O ambulatório crê num universo de contrafluxos organizados, o que pode ser sintetizado na curiosa expressão contemporânea: a ciência como estado da arte. Já o Laboratório de pesquisa duvida para não ficar refém de um modo estático do pensamento vigente e, desta forma, permite percorrer um mundo de labirintos sem se ater a um sistema (inflexível, dogmático), assim nos liberando ao livre pensar criativo e evitando ficar refém do que achamos que bem conhecemos. Só evolui o que encontra movimento.
A “certeza resolutiva” do método terapêutico que acompanha o zelo do ambulatório em praticar o conhecimento de fronteira e o “método de pesquisa certo” do laboratório consciente da prudência com a fronteira do conhecimento aceitam distintas lógicas e visão de realidade em meio às complexidades. A Bioética assim “acontece” nas trilhas da inter e transdisciplinaridade.
O conceito de devir aplicado à Bioética, porque contribui para a forte atenção à multiplicidade e diversidade do que “há de vir” nos círculos clínicos, minimiza os riscos de cometer violência, que é sempre imputação de algo que não pertenceria à natureza de um corpo. A Bioética valoriza a autonomia pelo pressuposto que por sermos todos diferentes é que somos iguais em direitos e deveres.
A decodificação da comunicação sobre beneficência/não-maleficência no vínculo médico-paciente costuma ter um movimento que começa na noção de um “há de vir” (hiperglicemia acentuada e potencial de coma), prossegue na informação para paciente que é “uno” – um diabético -, converge para esforços de transformação da informação em conhecimento – tratamento intensivo- e de produção do entendimento.
No consentimento ou recusa pós-esclarecimento, fluem a razão e a imaginação. A razão, pelo papel de intuir, deduzir e medir, costuma intervir de forma reguladora sobre o que o paciente conheceu. A imaginação construtiva e criativa faz complementos nas lacunas deixadas pelo que não foi informado ou não resultou esclarecido. Crenças oscilam entre lógica e imaginação.

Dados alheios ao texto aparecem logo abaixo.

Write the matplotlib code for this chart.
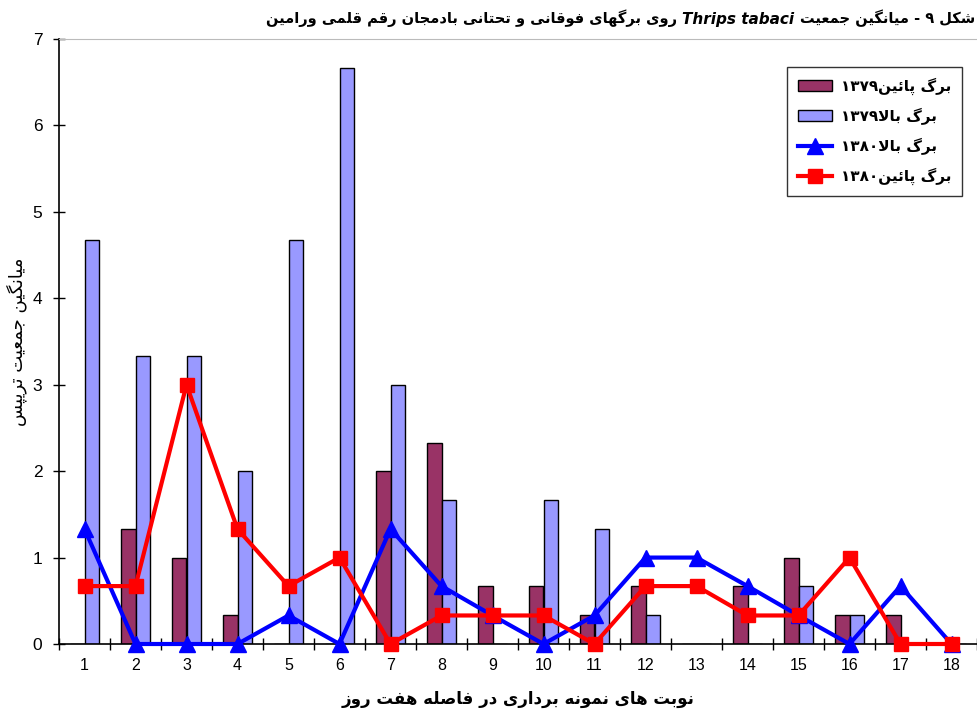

O desenvolvimento de choques de realidade no decorrer de atendimentos médicos tem raízes no peso com que a razão, a imaginação e a analogia foram sementes que germinaram a árvore de tomada de decisão.
Como cidadãos conhecemos a certeza do devir da semente da maçã, como médicos sabemos das incertezas do que “há de vir”. Neste contexto, a Bioética, como ato, nos lembra que o exercício da clínica admite movimentos pendulares de percepção da eficiência, motivo pelo qual ele deve sempre aliar-se a uma crítica antecipatória de posicionamentos. Ser prudente significa aceitar a nobreza do singular (univocidade) e a riqueza da multiplicidade em devir.
Preparar-se para os fluxos e os contrafluxos do que “há de vir” e para o devir da natureza humana inclui praticar a Bioética.
Bioética, não se movimente à beira do leito sem ela!